S&P believes that SCOR’s relatively shorter duration investment portfolio will help improve its investment yield. At December 31, 2022, the company’s reinvestment yield improved to 4.9% from 2.1% in 2021.

“The group proposed a dividend of about €250 million for 2022 and we believe this will lead to a reduction in capital adequacy to ‘AA’ from the ‘AAA’ range during the forecast period through 2024,” the rating agency noted.

It added: “In our view, SCOR’s underwriting results will improve in 2023-2024, benefiting from hardening reinsurance pricing, with a combined ratio of 95%-98% including a natural catastrophe load of 8 percentage points.

“We believe that the group’s leverage ratio will remain below 40% and its fixed-charge coverage will be temporarily below 4x for 2022, before recovering to above 5x over 2023-2024.”

Finally, S&P noted that SCOR’s stable outlook reflects the agency’s belief that management actions will likely return the group to underwriting and overall profitability in 2023 while maintaining its market positions in life and P/C reinsurance.

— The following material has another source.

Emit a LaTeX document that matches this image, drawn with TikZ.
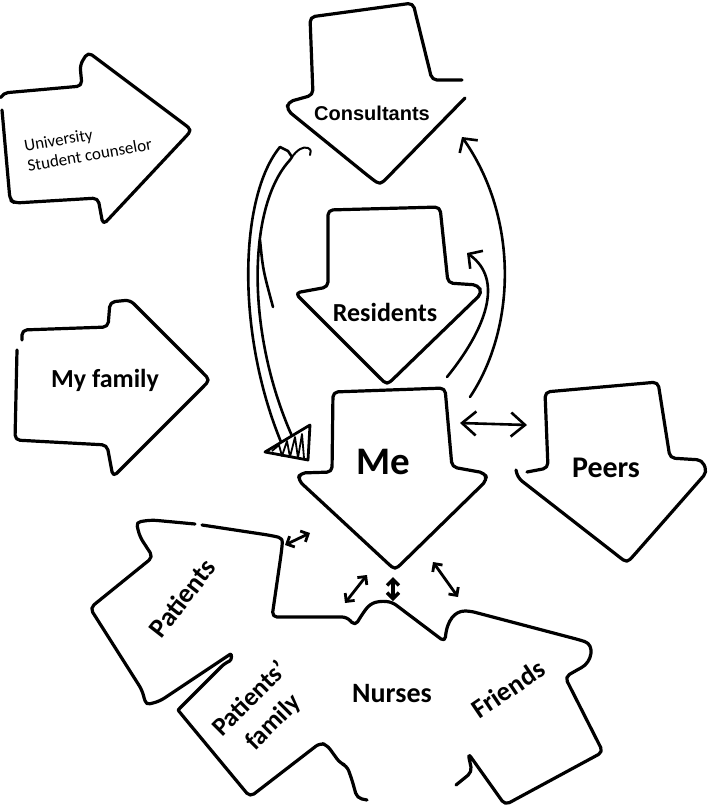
\documentclass[tikz,border=0pt]{standalone}
\usepackage{fontspec}
\newfontfamily\carl{Carlito}
\newfontfamily\arl{Liberation Sans}
\usetikzlibrary{arrows.meta}
\begin{document}
\begin{tikzpicture}[x=1pt,y=-1pt,
  outline/.style={line width=3.2pt, line join=round, line cap=round, rounded corners=5pt},
  conn/.style={line width=2.6pt, line cap=round},
  barb/.style={conn, -{Straight Barb[length=10pt,width=22pt]}},
  dbl/.style={line width=2.8pt, line cap=round, {Straight Barb[length=6pt,width=12pt]}-{Straight Barb[length=6pt,width=12pt]}},
  lbl/.style={font=\carl\bfseries\fontsize{26}{30}\selectfont, inner sep=0pt},
]
\useasboundingbox (0,0) rectangle (709,807);
% University Student counselor
\draw[outline] (2,110) -- (10,200) -- (15,203) -- (98,198) -- (103,225) -- (181,141.7) .. controls (192,130) .. (179.2,120.4) -- (88,52) -- (80,65) -- (82,86) -- (3,93) -- (1,97);
\node[inner sep=0pt, rotate=10, align=left, font=\carl\fontsize{17}{20}\selectfont] (uni) at (88,145) {University\\Student counselor};
% Consultants
\draw[outline] (462,80) -- (432,80) -- (413,3) -- (310,17) -- (313,95) -- (288,102) -- (287,110) -- (367.3,175.2) .. controls (380,185) .. (391.2,173.6) -- (465,98);
\node[inner sep=0pt, font=\arl\bfseries\fontsize{20}{24}\selectfont] (cons) at (372,113) {Consultants};
% Residents
\draw[outline] (478,285) -- (448,283) -- (440,207) -- (328,210) -- (328,287) -- (295,293) -- (375.7,373.7) .. controls (387,385) .. (398.5,373.8) -- (482,293) -- cycle;
\node[lbl] (res) at (385,312) {Residents};
% Me
\draw[outline] (333,392) -- (445,388) -- (452,467) -- (485,473) -- (487,480) -- (406.4,558.8) .. controls (395,570) .. (383.3,559.1) -- (298,480) -- (300,473) -- (332,472) -- cycle;
\node[lbl, font=\carl\bfseries\fontsize{39}{44}\selectfont] (me) at (383,462) {Me};
% Peers
\draw[outline] (527,472) -- (548,468) -- (545,392) -- (658,382) -- (670,458) -- (702,460) -- (707,472) -- (637.6,551) .. controls (627,563) .. (614.4,553.1) -- (518,478) -- (516,470);
\node[lbl, font=\carl\bfseries\fontsize{30}{34}\selectfont] (peers) at (606,468) {Peers};
% My family
\draw[outline] (22,340) -- (22,330) -- (108,327) -- (110,302) -- (130,300) -- (198.7,368.7) .. controls (210,380) .. (198.7,391.3) -- (113,477) -- (107,445) -- (15,440) -- (17,350);
\node[lbl] (fam) at (105,380) {My family};
% Bottom cluster: Patients, Patients' family, Nurses, Friends
\draw[outline] (202,525) -- (268,535) .. controls (283,538) .. (281,555) -- (272,617) -- (347,617) -- (355,626) -- (363,613) -- (370,604) -- (380,601) -- (392,602) -- (445,642) .. controls (447,620) and (455,611) .. (470,611) -- (580,640) .. controls (595,645) and (592,662) .. (577,670) -- (565,677) -- (603,752) -- (505,805) -- (468,753) -- (472,772) -- (456,785);
\draw[outline] (195,524) -- (152,520) .. controls (136,522) .. (140,537) -- (153,557) -- (90,608) -- (142,690) .. controls (146,705) .. (160,701) -- (226,657) .. controls (232,653) and (232,660) .. (225,663) -- (183,705) .. controls (178,710) .. (182,715) -- (250,797) -- (320,743) -- (327,745) -- (340,763) -- (347,766) -- (352,780) -- (357,798) -- (367,800);
\node[lbl, rotate=52, font=\carl\bfseries\fontsize{27}{30}\selectfont] (pat) at (182,598) {Patients};
\node[lbl, rotate=45, align=center, font=\carl\bfseries\fontsize{26}{33}\selectfont] (pfam) at (262,711) {Patients’\\family};
\node[lbl, font=\carl\bfseries\fontsize{28}{30}\selectfont] (nur) at (392,694) {Nurses};
\node[lbl, rotate=34, font=\carl\bfseries\fontsize{27}{30}\selectfont] (fri) at (508,689) {Friends};
% Connector end points
\coordinate (cTopO) at (280,147);
\coordinate (cTopI) at (290,160);
\coordinate (meHeadO) at (281,442);
\coordinate (meHeadI) at (292,436);
\coordinate (meTR) at (470,397);
\coordinate (consR) at (462,137);
\coordinate (meTR2) at (447,377);
\coordinate (resR) at (467,253);
\coordinate (meR) at (460,423);
\coordinate (peersL) at (527,425);
% Consultants -> Me double-line arrow
\draw[conn] (cTopO) .. controls (240,195) and (235,330) .. (meHeadO);
\draw[conn] (cTopI) .. controls (248,205) and (245,330) .. (meHeadI);
\draw[conn] (260,240) .. controls (263,270) .. (273,307);
\draw[conn, line join=round] (cTopO) -- (288,151) -- (292,157) -- (cTopI);
\draw[conn, line width=2pt] (292,157) .. controls (297,150) and (303,146) .. (308,148) .. controls (311,150) .. (310,155);
\filldraw[fill=white, line width=2.8pt, line join=round] (265,452) -- (310,425) -- (308,460) -- cycle;
\draw[line width=1.8pt, line join=round] (272,451) -- (279,445) -- (282,456) -- (287,441) -- (290,457) -- (295,437) -- (298,458) -- (302,434) -- (304,458);
% Me -> Consultants, Me -> Residents
\draw[barb] (meTR) .. controls (515,330) and (520,220) .. (consR);
\draw[barb] (meTR2) .. controls (485,330) and (505,280) .. (resR);
% Me <-> Peers
\draw[conn, {Straight Barb[length=14pt,width=24pt]}-{Straight Barb[length=14pt,width=24pt]}] (meR) -- (peersL);
% small double arrows
\coordinate (a1s) at (285,545); \coordinate (a1e) at (310,533);
\coordinate (a2s) at (345,603); \coordinate (a2e) at (367,575);
\coordinate (a3s) at (393,601); \coordinate (a3e) at (393,577);
\coordinate (a4s) at (433,562); \coordinate (a4e) at (458,597);
\draw[dbl] (a1s) -- (a1e);
\draw[dbl] (a2s) -- (a2e);
\draw[dbl, line width=3.4pt] (a3s) -- (a3e);
\draw[dbl] (a4s) -- (a4e);
\end{tikzpicture}
\end{document}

It also noted that S&P is unlikely to upgrade SCOR in the next two years. However, it could consider a positive rating action if, in addition to the group’s capital adequacy improving to ‘AAA’, its underwriting performance sustainably strengthens with a combined ratio below 95%, which would translate into a return on equity above that of ‘A+’ rated peers.

This, according to S&P, would demonstrate that SCOR can translate its very strong competitive position into earnings in line with those of ‘AA-‘ rated peers.